Your portfolio should fit your needs
All investors want portfolios that generate the right amount of income for their needs. This is clearly the case for investors in retirement, who depend entirely on their investments and savings for income. However, even for those investors who have many decades until retirement, having their portfolios generate some income (instead of simply focusing on the appreciation of stock) can still help to diversify their investments and create stability in their returns.
Short-term income may limit long-term gains
There is often a trade-off between short-term income and long-term portfolio growth. Investing in safer bonds that generate income tends to reduce longer-term gains that you could have earned by investing in stocks.
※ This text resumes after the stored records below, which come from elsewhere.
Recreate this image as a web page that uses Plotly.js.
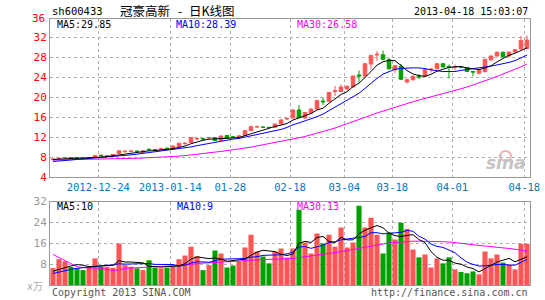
<!DOCTYPE html>
<html><head><meta charset="utf-8">
<script src="https://cdn.plot.ly/plotly-3.0.1.min.js"></script>
<style>html,body{margin:0;padding:0;background:#fff;}#chart{width:545px;height:300px;}</style>
</head><body><div id="chart"></div>
<script>
// ---- data ----
const openP  = [7.45,7.65,7.8,7.9,7.85,7.8,7.75,7.95,8.35,8.2, 8.3,8.7,9.05,9.1,9.2,8.9,9.55,9.5,9.55,9.75,
  9.65,10.05,10.65,10.9,11.6,11.7,11.8,11.85,11.3,12.3, 12.05,12.0,12.3,13.3,14.0,14.0,13.95,13.95,14.6,15.6,
  15.8,17.4,15.8,16.8,17.6,19.2,19.1,21.1,21.1,21.6, 22.0,24.4,24.2,26.6,28.4,28.45,27.45,25.45,26.15,23.0,
  23.45,24.15,24.15,25.45,25.65,26.65,26.1,25.9,26.0,25.9, 25.1,24.75,25.05,27.4,28.2,28.95,28.2,29.0,29.6,29.7];
const highP  = [7.7,7.9,8.0,8.0,7.95,7.9,8.0,8.4,8.5,8.4, 8.6,9.3,9.3,9.3,9.3,9.3,9.7,9.55,9.8,9.9,
  10.3,10.8,10.9,12.0,11.9,11.8,12.0,12.0,12.3,12.4, 12.2,12.25,13.3,14.3,14.3,14.2,14.0,14.7,15.6,15.9,
  17.5,18.4,17.0,17.7,19.4,19.9,21.0,22.2,22.5,22.4, 24.3,25.3,26.8,28.4,29.2,29.3,27.8,26.4,26.6,23.7,
  24.3,24.6,25.6,25.8,26.8,26.8,26.5,26.5,26.2,26.0, 25.2,25.5,27.6,28.3,29.1,29.1,29.1,29.6,32.2,32.3];
const lowP   = [7.3,7.6,7.7,7.7,7.7,7.6,7.7,7.9,8.1,8.1, 8.25,8.6,8.9,9.0,9.0,8.8,9.3,9.3,9.5,9.5,
  9.6,10.0,10.5,10.8,11.4,11.4,11.6,11.2,11.2,11.7, 11.8,11.95,12.2,13.2,13.8,13.8,13.85,13.9,14.5,15.4,
  15.7,15.7,15.6,16.7,17.5,18.4,19.0,20.2,21.0,21.4, 21.9,22.9,24.0,25.5,27.2,27.4,25.5,24.8,23.4,22.7,
  23.3,23.6,24.0,24.9,25.5,25.9,23.7,25.3,25.7,25.0, 24.1,24.5,25.0,27.3,28.1,27.9,28.0,28.9,29.5,29.5];
const closeP = [7.6,7.75,7.9,7.8,7.75,7.7,7.9,8.3,8.25,8.3, 8.5,9.25,9.15,9.2,9.1,9.25,9.45,9.4,9.65,9.65,
  10.2,10.75,10.75,11.9,11.7,11.6,11.9,11.3,12.2,11.75, 11.95,12.2,13.25,14.05,14.1,13.9,13.9,14.6,15.4,15.7,
  17.4,15.9,16.9,17.6,19.3,19.05,20.9,21.25,22.0,22.1, 24.2,24.2,26.65,28.3,28.55,27.55,25.65,26.25,23.55,23.45,
  24.15,24.0,25.5,25.55,26.65,26.0,25.95,26.05,25.9,25.1, 25.0,25.4,27.55,28.2,28.95,28.05,29.0,29.5,31.3,31.4];
const priceMA5  = [7.5,7.6,7.65,7.7,7.76,7.78,7.81,7.89,7.98,8.09, 8.25,8.52,8.69,8.88,9.04,9.19,9.23,9.28,9.37,9.48,
  9.67,9.93,10.2,10.65,11.06,11.34,11.57,11.68,11.74,11.75, 11.82,11.88,12.27,12.64,13.11,13.5,13.84,14.11,14.38,14.7,
  15.4,15.8,16.26,16.7,17.42,17.75,18.75,19.62,20.5,21.06, 22.09,22.75,23.83,25.09,26.38,27.05,27.34,27.26,26.31,25.29,
  24.61,24.28,24.13,24.53,25.17,25.54,25.93,26.04,26.11,25.8, 25.6,25.49,25.79,26.25,27.02,27.63,28.35,28.74,29.36,29.85];
const priceMA10 = [7.1,7.2,7.3,7.4,7.5,7.55,7.6,7.7,7.8,7.93, 8.02,8.17,8.29,8.43,8.57,8.72,8.88,8.99,9.13,9.26,
  9.43,9.58,9.74,10.01,10.27,10.51,10.75,10.94,11.2,11.41, 11.58,11.73,11.98,12.19,12.43,12.66,12.86,13.19,13.51,13.91,
  14.45,14.82,15.19,15.54,16.06,16.58,17.28,17.94,18.6,19.24, 19.92,20.75,21.73,22.8,23.72,24.57,25.05,25.55,25.7,25.84,
  25.83,25.81,25.7,25.42,25.23,25.08,25.11,25.09,25.32,25.49, 25.57,25.71,25.92,26.18,26.41,26.62,26.92,27.27,27.78,28.39];
const priceMA30 = [7.4,7.42,7.43,7.44,7.45,7.45,7.46,7.47,7.48,7.5, 7.58,7.62,7.65,7.68,7.75,7.8,7.84,7.88,7.92,7.97,
  8.08,8.17,8.28,8.45,8.6,8.74,8.86,8.98,9.12,9.25, 9.42,9.6,9.78,9.98,10.2,10.4,10.6,10.85,11.1,11.35,
  11.62,11.85,12.1,12.4,12.75,13.1,13.45,13.8,14.2,14.6, 15.0,15.45,15.9,16.35,16.8,17.2,17.6,18.0,18.35,18.7,
  19.05,19.4,19.7,20.0,20.3,20.6,20.95,21.3,21.65,22.0, 22.4,22.8,23.25,23.7,24.1,24.6,25.05,25.5,26.05,26.58];
const volume = [6.5,9.9,9.1,6.9,6.4,5.7,7.0,10.2,7.0,7.0, 6.6,15.9,7.6,7.0,6.4,5.7,9.5,6.6,6.4,6.6,
  7.0,9.9,11.3,14.7,11.0,5.7,7.6,13.2,12.1,6.7, 7.5,9.0,14.4,19.3,12.8,10.9,8.3,12.8,14.0,10.5,
  14.0,28.8,16.3,12.1,19.7,15.9,19.3,14.7,22.0,14.4, 16.3,30.4,22.0,25.8,19.3,12.1,20.1,17.4,23.9,21.6,
  13.6,10.6,11.7,6.7,10.2,8.3,10.6,6.0,5.0,4.5, 5.2,4.1,12.8,10.2,11.7,8.6,7.9,6.0,15.8,15.8];
const volMA5  = [5.3,6.0,6.8,7.3,7.8,7.6,7.0,7.2,7.3,7.4, 7.6,9.3,8.8,8.8,8.7,8.5,7.2,7.0,6.9,7.0,
  7.2,7.3,8.2,9.9,10.8,10.5,10.1,10.4,9.9,9.1, 9.4,9.7,9.9,11.4,12.6,13.3,13.1,12.8,11.8,11.3,
  11.9,16.0,16.7,16.3,18.2,18.6,16.7,16.3,18.3,17.3, 17.3,19.6,21.0,21.8,22.8,21.9,19.9,18.9,18.6,19.0,
  19.3,17.4,16.3,12.8,10.6,9.5,9.5,8.4,8.0,6.9, 6.3,5.0,6.3,7.4,8.8,9.5,10.2,8.9,10.0,10.8];
const volMA10 = [4.4,5.0,5.6,6.0,6.4,6.7,6.9,7.1,7.3,7.6, 7.6,8.15,8.0,8.05,8.05,8.05,8.25,7.9,7.85,7.85,
  7.85,7.25,7.6,8.4,8.9,8.85,8.7,9.3,9.9,9.95, 9.95,9.9,10.15,10.65,10.85,11.35,11.4,11.35,11.6,11.95,
  12.6,14.55,14.75,14.05,14.75,15.25,16.35,16.5,17.3,17.75, 17.95,18.15,18.65,20.05,20.05,19.6,19.75,19.95,20.2,20.9,
  20.6,18.65,17.6,15.7,14.8,14.4,13.45,12.35,10.4,8.75, 7.9,7.25,7.35,7.7,7.85,7.9,7.6,7.6,8.7,9.8];
const volMA30 = [11.7,10.5,9.3,8.0,7.0,6.7,6.6,6.5,6.4,6.0, 5.6,5.7,6.4,6.5,6.6,6.7,6.8,6.9,7.0,7.1,
  7.3,7.5,7.7,8.0,8.2,8.4,8.5,8.6,8.8,8.9, 9.0,9.1,9.3,9.5,9.6,9.7,9.7,9.8,9.9,10.0,
  10.2,10.5,10.8,11.0,11.3,11.6,12.0,12.4,12.8,13.2, 13.6,14.2,14.6,15.0,15.4,15.8,16.1,16.3,16.5,16.7,
  16.8,16.8,16.8,16.7,16.6,16.6,16.5,16.3,16.0,15.7, 15.4,15.2,15.0,14.8,14.5,14.2,14.0,13.7,13.3,13.0];
const tickPos  = [7.55,19.55,29.55,39.5,48.55,56.55,66.55,78.55];
const tickText = ['2012-12-24','2013-01-14','01-28','02-18','03-04','03-18','04-01','04-18'];
const priceTicks = [4,8,12,16,20,24,28,32];
const volTicks = [8,16,24,32];

// ---- drawing ----
const idx = closeP.map((_, i) => i);
const RED = '#ff5555', GREEN = '#00a000';
const volColors = closeP.map((c, i) => c >= openP[i] ? RED : GREEN);
const mono = '"DejaVu Sans Mono", monospace';

const traces = [
  {type:'candlestick', x:idx, open:openP, high:highP, low:lowP, close:closeP, xaxis:'x', yaxis:'y',
   increasing:{line:{color:RED,width:1}, fillcolor:RED},
   decreasing:{line:{color:GREEN,width:1}, fillcolor:GREEN}, whiskerwidth:0, hoverinfo:'skip'},
  {type:'scatter', mode:'lines', x:idx, y:priceMA30, line:{color:'#ff00ff',width:1}, xaxis:'x', yaxis:'y', hoverinfo:'skip'},
  {type:'scatter', mode:'lines', x:idx, y:priceMA10, line:{color:'#0000ff',width:1}, xaxis:'x', yaxis:'y', hoverinfo:'skip'},
  {type:'scatter', mode:'lines', x:idx, y:priceMA5,  line:{color:'#000000',width:1}, xaxis:'x', yaxis:'y', hoverinfo:'skip'},
  {type:'bar', x:idx, y:volume, marker:{color:volColors, line:{width:0}}, xaxis:'x2', yaxis:'y2', hoverinfo:'skip'},
  {type:'scatter', mode:'lines', x:idx, y:volMA30, line:{color:'#ff00ff',width:1}, xaxis:'x2', yaxis:'y2', hoverinfo:'skip'},
  {type:'scatter', mode:'lines', x:idx, y:volMA10, line:{color:'#0000ff',width:1}, xaxis:'x2', yaxis:'y2', hoverinfo:'skip'},
  {type:'scatter', mode:'lines', x:idx, y:volMA5,  line:{color:'#000000',width:1}, xaxis:'x2', yaxis:'y2', hoverinfo:'skip'}
];

// pixel -> paper helpers (plot area x:50..530, y:19..285)
const PX = p => (p - 50) / 480;
const PY = p => (285 - p) / 266;
function ann(text, px, py, color, size, xanchor, family, extra) {
  return Object.assign({text:text, xref:'paper', yref:'paper', x:PX(px), y:PY(py), xanchor:xanchor||'left', yanchor:'middle',
    showarrow:false, font:{family:family||mono, size:size||10, color:color||'#000'}}, extra||{});
}
const last = a => a[a.length-1];
const cjk = '"Noto Sans CJK SC", sans-serif';
const annotations = [
  ann('sh600433', 50, 11, '#000', 10.5),
  ann('冠豪高新', 145, 10.5, '#000', 12.5, 'center', cjk),
  ann('-', 179.5, 10.5, '#000', 12.5, 'center', cjk),
  ann('日K线图', 212, 10.5, '#000', 12.5, 'center', cjk),
  ann('2013-04-18 15:03:07', 530, 11.5, '#000', 10, 'right'),
  ann('MA5:' + last(priceMA5).toFixed(2), 55, 24, '#000', 10),
  ann('MA10:' + last(priceMA10).toFixed(2), 174, 24, '#0000ff', 10),
  ann('MA30:' + last(priceMA30).toFixed(2), 295, 24, '#ff00ff', 10),
  ann('MA5:' + Math.floor(last(volMA5) + 1e-9), 55, 206.5, '#000', 10),
  ann('MA10:' + Math.floor(last(volMA10) + 1e-9), 175, 206.5, '#0000ff', 10),
  ann('MA30:' + Math.floor(last(volMA30) + 1e-9), 295, 206.5, '#ff00ff', 10),
  ann('36', 47, 18.5, '#ff0000', 11, 'right'),
  ann('x万', 45, 286, '#aaaaaa', 10, 'right', '"DejaVu Sans", "Noto Sans CJK SC", sans-serif'),
  ann('Copyright 2013 SINA.COM', 50, 292.5, '#555555', 10),
  ann('http://finance.sina.com.cn', 530, 292.5, '#555555', 10, 'right'),
  ann('sina', 528, 163, '#c4c4c4', 17, 'right', '"DejaVu Sans", sans-serif', {font:{family:'"DejaVu Sans", sans-serif', size:17, color:'#c4c4c4', style:'italic', weight:'bold'}})
];

const gridCommon = {showgrid:true, gridcolor:'#b0b0b0', griddash:'dot', gridwidth:1, showline:true, mirror:true,
  linecolor:'#999999', linewidth:1, zeroline:false, ticks:'', fixedrange:true};

const layout = {
  width:545, height:300, margin:{l:50, r:15, t:19, b:15},
  paper_bgcolor:'#ffffff', plot_bgcolor:'#ffffff', showlegend:false,
  bargap:0.15, boxgap:0.15, dragmode:false, hovermode:false,
  xaxis:Object.assign({}, gridCommon, {domain:[0,1], anchor:'y', range:[-0.5,79.5], type:'linear',
    tickmode:'array', tickvals:tickPos, ticktext:tickText, rangeslider:{visible:false},
    tickfont:{family:mono, size:10.5, color:'#0078c8'}}),
  yaxis:Object.assign({}, gridCommon, {domain:[PY(177),1], anchor:'x', range:[4,35.6],
    tickmode:'array', tickvals:priceTicks, tickfont:{family:mono, size:11, color:'#ff0000'}}),
  xaxis2:Object.assign({}, gridCommon, {domain:[0,1], anchor:'y2', range:[-0.5,79.5], type:'linear',
    tickmode:'array', tickvals:tickPos, showticklabels:false, rangeslider:{visible:false}}),
  yaxis2:Object.assign({}, gridCommon, {domain:[0,PY(201.5)], anchor:'x2', range:[0,32],
    tickmode:'array', tickvals:volTicks, tickfont:{family:mono, size:11, color:'#999999'}}),
  annotations:annotations,
  shapes:[
    {type:'circle', xref:'paper', yref:'paper', x0:PX(500), x1:PX(511), y0:PY(161), y1:PY(151),
     line:{color:'#f3b0b0', width:2}, fillcolor:'rgba(0,0,0,0)'}
  ]
};

Plotly.newPlot('chart', traces, layout, {staticPlot:true, displayModeBar:false});
</script>
</body></html>
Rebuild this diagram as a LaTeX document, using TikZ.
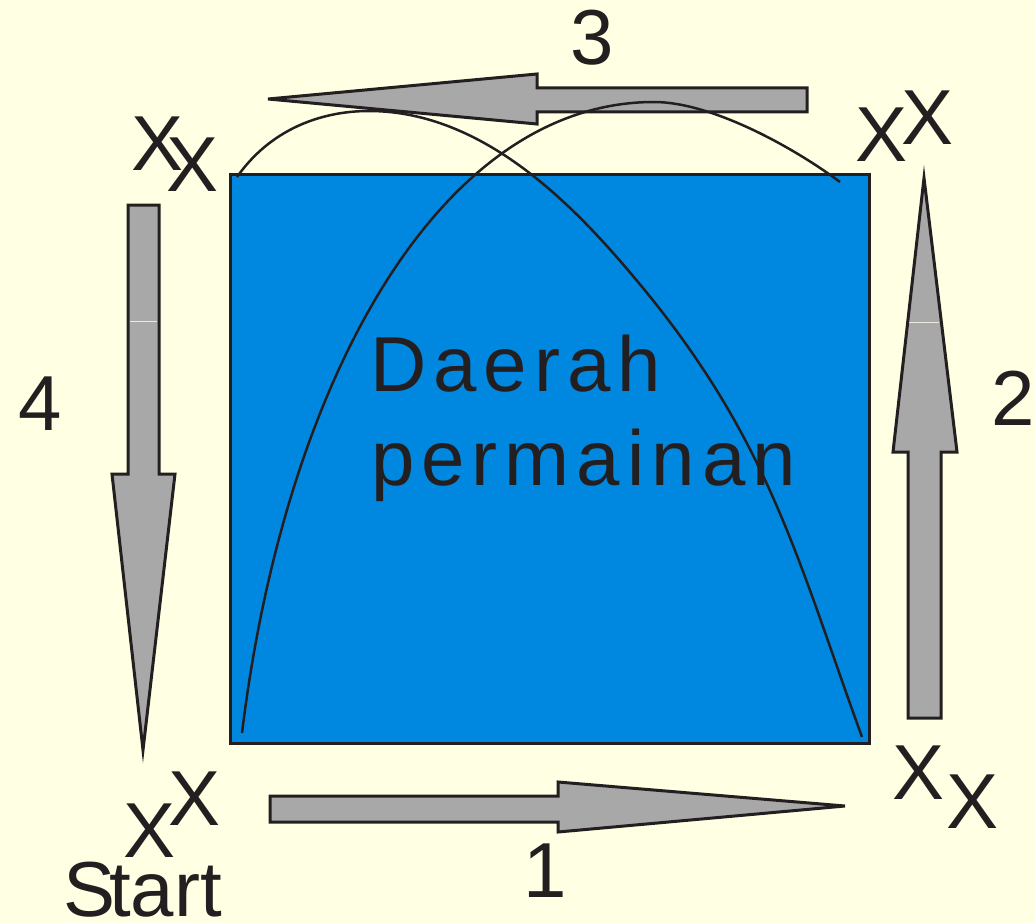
\documentclass[tikz,border=0pt]{standalone}
\usepackage{fontspec}
\setmainfont{Liberation Sans}
\definecolor{bgc}{RGB}{255,255,227}
\definecolor{fieldc}{RGB}{0,136,224}
\definecolor{ink}{RGB}{35,31,32}
\definecolor{arrowc}{RGB}{168,168,168}
\definecolor{glint}{RGB}{235,235,215}
\begin{document}
\begin{tikzpicture}[x=1pt,y=-1pt,
  lbl/.style={inner sep=0pt, anchor=base, text=ink, font=\fontsize{78}{94}\selectfont},
  word/.style={inner sep=0pt, anchor=base west, text=ink, font=\fontsize{78}{94}\selectfont\addfontfeature{LetterSpace=9}},
  bigarrow/.style={fill=arrowc, draw=ink, line width=3pt, line join=miter},
  trajectory/.style={draw=ink, line width=2.5pt},
  glintline/.style={draw=glint, line width=1pt}]
\fill[bgc] (0,0) rectangle (1035,923);
\useasboundingbox (0,0) rectangle (1035,923);
% playing field
\draw[fill=fieldc, draw=ink, line width=3pt] (230,174) rectangle (869,743);
% arrows
\draw[bigarrow] (270,796) -- (558,796) -- (558,782) -- (845,806) -- (558,832) -- (558,822) -- (270,822) -- cycle;
\draw[bigarrow] (908,718) -- (908,452) -- (893,452) -- (924,178) -- (957,452) -- (941,452) -- (941,718) -- cycle;
\draw[bigarrow] (807,88) -- (537,88) -- (537,74) -- (268,99) -- (537,124) -- (537,112) -- (807,112) -- cycle;
\draw[bigarrow] (128,205) -- (159,205) -- (159,474) -- (175,474) -- (143,750) -- (112,474) -- (128,474) -- cycle;
\draw[glintline] (130,321) -- (157,321);
\draw[glintline] (909,322) -- (939,322);
% trajectories
\coordinate (a0) at (242,733);
\coordinate (apk) at (654,102);
\coordinate (a1) at (840,182);
\draw[trajectory] (a0) .. controls (285,380) and (440,102) .. (apk)
                       .. controls (710,102) and (790,145) .. (a1);
\coordinate (b0) at (237,177);
\coordinate (bpk) at (369,111);
\coordinate (bm) at (638,282);
\coordinate (b1) at (862,737);
\draw[trajectory] (b0) .. controls (270,130) and (320,111) .. (bpk)
                       .. controls (486,111) and (578,210) .. (bm)
                       .. controls (769,439) and (797.5,559.6) .. (b1);
% labels
\node[word] (t1) at (370,391) {Daerah};
\node[word] (t2) at (371,485) {permainan};
\node[lbl] (n3) at (592,65) {3};
\node[lbl] (n4) at (40,430) {4};
\node[lbl] (n2) at (1013,425) {2};
\node[lbl] (n1) at (545,897) {1};
\node[lbl] (x1) at (158,170) {X};
\node[lbl] (x2) at (193,191) {X};
\node[lbl] (x3) at (881,161) {X};
\node[lbl] (x4) at (927,144) {X};
\node[lbl] (x5) at (150,857) {X};
\node[lbl] (x6) at (195,825) {X};
\node[lbl] (x7) at (918,799) {X};
\node[lbl] (x8) at (972,828) {X};
\node[inner sep=0pt, anchor=base west, text=ink, font=\fontsize{78}{94}\selectfont] (start) at (63,916) {S\kern-6pt tart};
\end{tikzpicture}
\end{document}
Deciding between income and growth depends on your personal financial objectives – it’s hard to have your cake and eat it too. Striking the right balance between receiving income today and growing your assets for the future requires some careful thought and planning.
The higher the potential yield, the higher the risk
Luckily for those who definitely need income today, there are many types of investments that can generate “yield” – a term synonymous with investment income. Yield is normally received through interest payments or dividends generated from investments. The level of yield can vary significantly depending on the riskiness of an investment, especially as it relates to bonds and their associated credit ratings, and can also change over time. That’s why, like all portfolio decisions, careful consideration is needed to determine if the yield on an investment is worth the risk.
Bonds may help provide consistent income
The simplest and most stable strategy to generate portfolio income is through investments in conservative, low volatility bonds, especially via an exchange-traded fund (ETF) or mutual fund. Doing so provides diversification across hundreds or thousands of bonds, while the “safer” nature of these bonds provides portfolio stability. The shorter the duration or time to maturity of the bonds, usually means lower risk for the portfolio. This approach can, when used appropriately, serve as the foundation for many types of portfolios and investors.
Investment income is still taxable
One additional issue to consider is the tax consequence of receiving income. Any interest or dividend payment you receive is taxable that year at the individual’s tax rate for ordinary income. Thus, receiving income from your investments forces you to pay taxes today, rather than in the future when you might sell. This is yet another reason it’s important to carefully consider how much income you need and whether you truly need it today.